Atlus is bringing back a classic
Shin Megami Tensei III: Nocturne is criminally unloved. I mean, the real ones know, but as a whole, it’s one of the more forgotten JRPGs, with projects like Persona 4 Golden taking the spotlight away from, well, most of Atlus’ back catalog.
With Atlus’ new HD remaster, I think a lot of people are going to realize they’ve been sleeping on a classic.
So let’s talk briefly about the big upgrades in the context of having hands-on experience with early access to Nocturne HD.
Right off the bat, the vocal performances in the event scenes add quite a bit of gravitas to the game, especially during the scenes that have a good deal of emotional resonance. I went back to the original for comparison and it’s like night and day how much they make a difference.
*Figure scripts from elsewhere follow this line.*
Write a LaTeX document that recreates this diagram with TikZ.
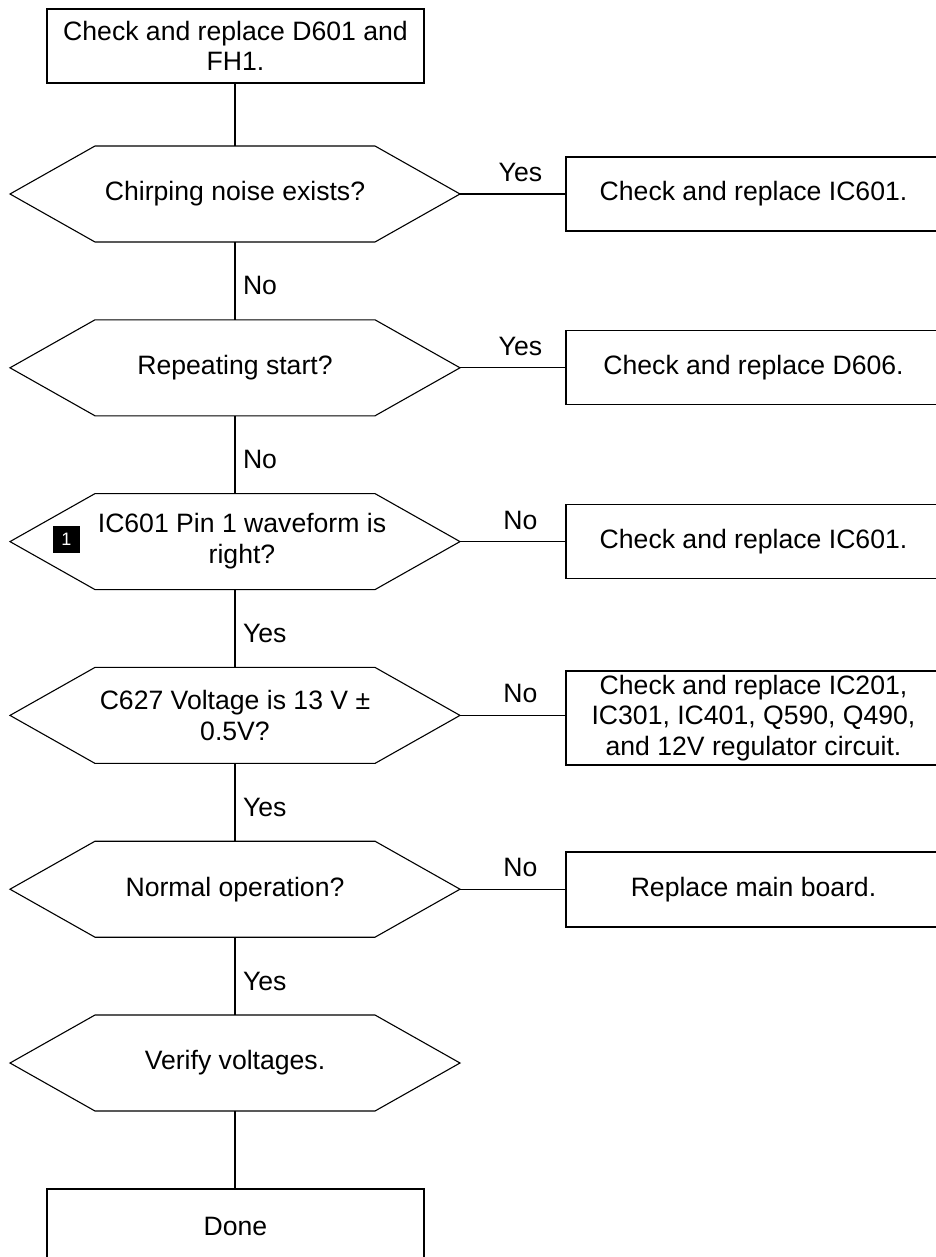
\documentclass[tikz,border=0pt]{standalone}
\usepackage{fontspec}
\setmainfont{Liberation Sans}
\newcommand\fsz{\fontsize{26.6}{30.5}\selectfont}
\begin{document}
\begin{tikzpicture}[x=1pt,y=-1pt,
  ln/.style={line width=1.1pt, draw=black},
  box/.style={draw=black, line width=1.1pt, inner sep=0pt, outer sep=0pt, align=center, font=\fsz},
  hexa/.style={inner sep=0pt, outer sep=0pt, minimum width=450pt, minimum height=96pt, align=center, font=\fsz},
  lab/.style={font=\fsz, inner sep=0pt, outer sep=0pt},
  badge/.style={fill=black, text=white, minimum size=27pt, inner sep=0pt, font=\fontsize{18}{18}\selectfont}]
\clip (0,0) rectangle (936,1257);
\fill[white] (0,0) rectangle (936,1257);
% main column
\node[box, minimum width=377pt, minimum height=74pt] (top) at (235.5,46) {Check and replace D601 and\\FH1.};
\node[hexa] (h1) at (235,194) {Chirping noise exists?};
\node[hexa] (h2) at (235,367.8) {Repeating start?};
\node[hexa] (h3) at (235,541.6) {};
\node[lab, align=center] (t3) at (242,541) {IC601 Pin 1 waveform is\\right?};
\node[badge] (b1) at (66.5,539.5) {1};
\node[hexa] (h4) at (235,715.4) {C627 Voltage is 13 V ±\\0.5V?};
\node[hexa] (h5) at (235,889.2) {Normal operation?};
\node[hexa] (h6) at (235,1063) {Verify voltages.};
\node[box, minimum width=377pt, minimum height=74pt] (done) at (235.5,1226) {Done};
\foreach \i in {1,...,6}
  \draw[ln] (h\i.west) -- ([xshift=85pt]h\i.north west) -- ([xshift=-85pt]h\i.north east) -- (h\i.east) -- ([xshift=-85pt]h\i.south east) -- ([xshift=85pt]h\i.south west) -- cycle;
% right column
\node[box, anchor=west, minimum width=375pt, minimum height=74pt] (r1) at (566,194) {Check and replace IC601.};
\node[box, anchor=west, minimum width=375pt, minimum height=74pt] (r2) at (566,367.8) {Check and replace D606.};
\node[box, anchor=west, minimum width=375pt, minimum height=74pt] (r3) at (566,541.6) {Check and replace IC601.};
\node[box, anchor=west, minimum width=375pt, minimum height=94pt] (r4) at (566,718) {Check and replace IC201,\\IC301, IC401, Q590, Q490,\\and 12V regulator circuit.};
\node[box, anchor=west, minimum width=375pt, minimum height=75pt] (r5) at (566,889.5) {Replace main board.};
% horizontal connectors
\draw[ln] (h1.east) -- node[lab, pos=0.57, anchor=base, yshift=12.5pt] {Yes} (h1.east -| r1.west);
\draw[ln] (h2.east) -- node[lab, pos=0.57, anchor=base, yshift=12.5pt] {Yes} (h2.east -| r2.west);
\draw[ln] (h3.east) -- node[lab, pos=0.57, anchor=base, yshift=12.5pt] {No} (h3.east -| r3.west);
\draw[ln] (h4.east) -- node[lab, pos=0.57, anchor=base, yshift=12.5pt] {No} (h4.east -| r4.west);
\draw[ln] (h5.east) -- node[lab, pos=0.57, anchor=base, yshift=12.5pt] {No} (h5.east -| r5.west);
% vertical connectors
\draw[ln] (top.south -| h1.north) -- (h1.north);
\draw[ln] (h1.south) -- node[lab, anchor=base west, xshift=8pt, yshift=-14pt] {No} (h2.north);
\draw[ln] (h2.south) -- node[lab, anchor=base west, xshift=8pt, yshift=-14pt] {No} (h3.north);
\draw[ln] (h3.south) -- node[lab, anchor=base west, xshift=8pt, yshift=-14pt] {Yes} (h4.north);
\draw[ln] (h4.south) -- node[lab, anchor=base west, xshift=8pt, yshift=-14pt] {Yes} (h5.north);
\draw[ln] (h5.south) -- node[lab, anchor=base west, xshift=8pt, yshift=-14pt] {Yes} (h6.north);
\draw[ln] (h6.south) -- (h6.south |- done.north);
\end{tikzpicture}
\end{document}
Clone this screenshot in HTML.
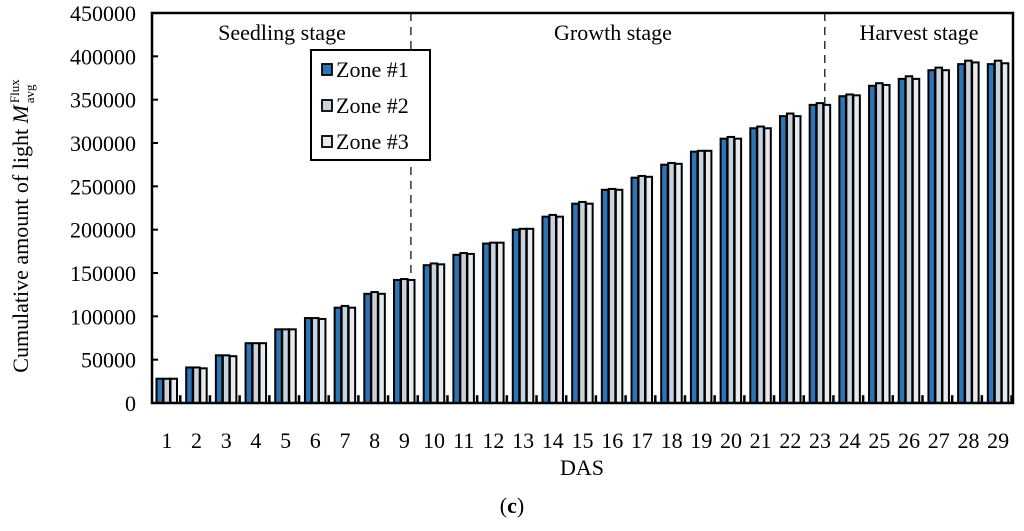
<!DOCTYPE html>
<html><head><meta charset="utf-8"><style>
body{margin:0;background:#fff;width:1024px;height:526px;overflow:hidden;font-family:"Liberation Serif",serif;}
</style></head><body>
<svg id="chart" width="1024" height="526" xmlns="http://www.w3.org/2000/svg" font-family="Liberation Serif, serif">
</svg>
<script>
const categories=[1,2,3,4,5,6,7,8,9,10,11,12,13,14,15,16,17,18,19,20,21,22,23,24,25,26,27,28,29];
const zone1=[28000,41000,55000,69000,85000,98000,110000,126000,142000,159000,171000,184000,200000,215000,230000,246000,260000,275000,290000,305000,317000,331000,344000,354000,366000,374000,384000,391000,391000];
const zone2=[28000,41000,55000,69000,85000,98000,112000,128000,143000,161000,173000,185000,201000,217000,232000,247000,262000,277000,291000,307000,319000,334000,346000,356000,369000,377000,387000,395000,395000];
const zone3=[28000,40000,54000,69000,85000,97000,110000,126000,142000,160000,172000,185000,201000,215000,230000,246000,261000,276000,291000,305000,317000,331000,344000,355000,367000,374000,384000,393000,392000];
const stub=[9000,9000,9000,9000,9000,9000,9000,9000,9000,9000,9000,9000,9000,9000,9000,9000,9000,9000,9000,9000,9000,9000,9000,9000,9000,9000,9000,9000,9000];
const yTicks=[0,50000,100000,150000,200000,250000,300000,350000,400000,450000];
const stages=["Seedling stage","Growth stage","Harvest stage"];
const stageBreaks=[8.72,22.66];

const svg=document.getElementById('chart');
const NS='http://www.w3.org/2000/svg';
const L=152,R=1013,T=13,B=403,yMax=450000;
const cw=(R-L)/categories.length;
const x=i=>L+i*cw;
const y=v=>B-v/yMax*(B-T);
function mk(tag,attrs,txt){const e=document.createElementNS(NS,tag);for(const k in attrs)e.setAttribute(k,attrs[k]);if(txt!==undefined)e.textContent=txt;svg.appendChild(e);return e;}

stageBreaks.forEach(b=>{
  const l=mk('line',{x1:x(b),x2:x(b),y1:T,y2:B,stroke:'#333','stroke-width':1.5,'stroke-dasharray':'8,6'});
  
  
});
const series=[[zone1,'#2e75b6',4.5],[zone2,'#c9d3dc',11.5],[zone3,'#e4eaef',18.5]];
categories.forEach((c,i)=>{
  series.forEach(([arr,col,off],s)=>{
    const r=mk('rect',{x:x(i)+off,y:y(arr[i]),width:6.5,height:B-y(arr[i]),fill:col,stroke:'#000','stroke-width':2});
    
    
  });
  const st=mk('rect',{x:x(i)+27,y:y(stub[i]),width:2.5,height:B-y(stub[i]),fill:'#000'});
  
  
  const t=mk('text',{x:x(i)+cw/2,y:448,'font-size':22,'text-anchor':'middle'},String(c));
  
  
});
yTicks.forEach(v=>{
  const t=mk('text',{x:136,y:y(v)+8,'font-size':22,'text-anchor':'end'},String(v));
  
  
  const l=mk('line',{x1:L,x2:L+6,y1:y(v),y2:y(v),stroke:'#000','stroke-width':2});
  
  
});
const frame=mk('rect',{x:L,y:T,width:R-L,height:B-T,fill:'none',stroke:'#000','stroke-width':2.5});


const stX=[282,613,919];
stages.forEach((s,i)=>{
  const t=mk('text',{x:stX[i],y:40,'font-size':22,'text-anchor':'middle'},s);
  
  
});
const lg=mk('rect',{x:311,y:50,width:119,height:110,fill:'#fff',stroke:'#000','stroke-width':2});


series.forEach(([a,col],s)=>{
  const r=mk('rect',{x:322,y:64+s*36,width:10,height:11,fill:col,stroke:'#000','stroke-width':1.8});
  
  
  const t=mk('text',{x:336,y:77+s*36,'font-size':22},'Zone #'+(s+1));
  
  
});
const yt=mk('text',{x:0,y:0,'font-size':22,transform:'translate(28,226) rotate(-90)','text-anchor':'middle'});


yt.innerHTML='Cumulative amount of light  <tspan font-style="italic">M</tspan><tspan font-size="13" dy="-9" dx="2">Flux</tspan><tspan font-size="13" dy="15" dx="-24">avg</tspan>';
const xt=mk('text',{x:582,y:475,'font-size':22,'text-anchor':'middle'},'DAS');


const cap=mk('text',{x:512,y:513,'font-size':22,'text-anchor':'middle'});


cap.innerHTML='(<tspan font-weight="bold">c</tspan>)';
</script>
</body></html>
Sega confirmed to Destructoid that it is a refreshed localization from the same team as the original; in case you were wondering.
The choice between Raidou and Dante is lovely too in case you favored one over the other (you can access the latter through the optional “Maniax mode new game” selection at the start), and the Merciful difficulty mode (free DLC) is a game-changer for folks who found the original punishingly hard. Finding out that difficulty can be changed mid-playthrough from the main menu within a run is going to be a treat for people who follow the typical JRPG “stuck on a boss wall” pattern. For the record, normal and hard are intact.
But really, it’s the visuals that I noticed the most. It’s not a whole new game! It’s a remaster, not a remake. But I’ve been a big fan of the techo-demon visuals ever since the original was released, and if you’re okay with overlooking a few relics (especially the cutscenes), a lot of people will be able to really dig into the unique aesthetics. It’s old, but stylized. That includes the classic Shin Megami Tensei lo-fi map that has arrows that represent avatars. It might be a technical limitation on one end, but it’s still very charming and functional. One of the only “legacy” things I really noticed was the jerking camera and movement, but that can be hand-waved rather easily.
If you like Persona, consider it a gateway to the Shin Megami Tensei series. With merciful difficulty in mind and a completely standalone story, this is one of the most accessible Atlus RPGs to date. We can’t talk about much more right now, so stay tuned for our review closer to launch.
[These impressions are based on a retail build of the game provided by the publisher.]